Councillors at yesterday's community development committee meeting voted unanimously to recommend the council offer the lifeline, despite several of them expressing concern the Southern District Health Board appeared to be dumping a problem and expecting the community to sort it out.
They also made it clear the loan did not signal any commitment to any long-term council involvement in the pool and that the trust was expected to pay the money back.
''It is simply that we are probably the best-placed group to do something at the moment to facilitate and co-ordinate saving it,'' Dunedin Mayor Dave Cull said.
The board decided earlier this year to close the pool in December because it could neither afford to fix the ageing building and pool nor its $100,000 annual operating cost.
Infrastructure and networks general manager Tony Avery said a preliminary assessment by the SDHB indicated it would cost about $1 million to fix various issues with the pool building, but a council review suggested there were gaps in the information and a more in-depth assessment would be needed before any decisions about the pool's long-term future were made.
The council's indication of support for the trust, which is to be confirmed at the next full council meeting, on September 22, comes after the Bendigo Valley Sports and Charity Foundation last month granted the trust $50,000 to cover the pool's operating costs from December to June.
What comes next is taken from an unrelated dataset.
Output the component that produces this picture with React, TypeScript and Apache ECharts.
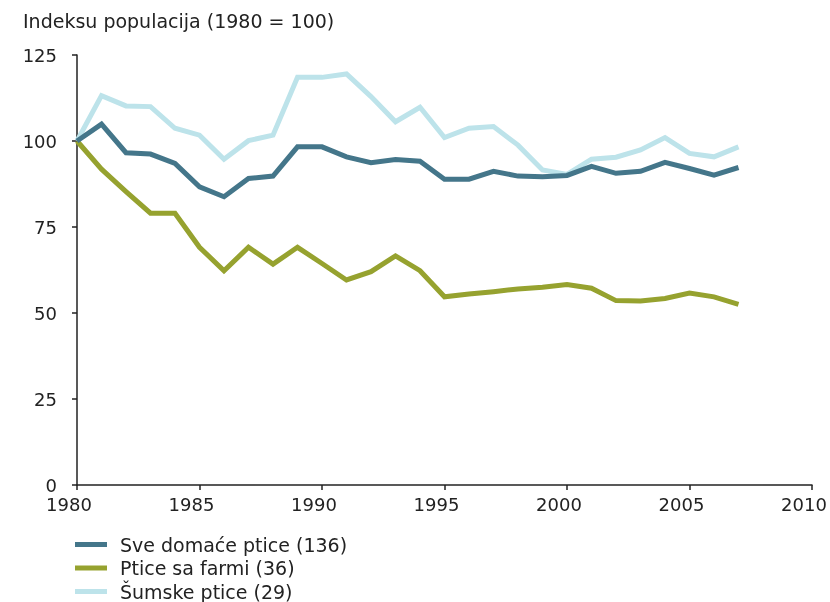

SDHB chief executive Carole Heatly said yesterday she was ''delighted'' with the support to keep the pool open, and the board would reconsider the December closure date at its October or November board meeting.
SDHB chairman Joe Butterfield told the Otago Daily Times late last week he personally had no issue with keeping the pool open until June if the trust came up with the operating cost for that period and there were no public health concerns with it.
Council aquatic services manager Paulien Leijnse yesterday said she could not see any public health issues with keeping the pool open so long as regular daily testing of the water continued to ensure it met NZ Standards.
Pool trust treasurer-secretary Neville Martin said he was pleased with the council having a supportive view and looked forward to its final decision.
The trust's first task would be to apply for funding to repay the council for the cost of the viability study and engage an engineer to do the investigative work.
Time was of the essence and the trust really needed to know within the next six months what the costs would be to ensure there was time to consider the options for the long term, he said.
Ms Heatly said if the study demonstrated that with a capital injection to repair long-term damage, the pool had a sustainable future, the board could then work with the trust.
Crs David Benson-Pope, John Bezett, Doug Hall and Andrew Whiley sought assurances the SDHB's motivations in closing the pool were simply about money and not that they wanted to use the site for anything else.
Mr Martin said he was assured it was purely a financial decision and the board was interested in entering a lease arrangement with the trust should the pool be retained.
Crs Hilary Calvert, Lee Vandervis, Mike Lord, Richard Thomson and Chris Staynes were not at yesterday's committee meeting.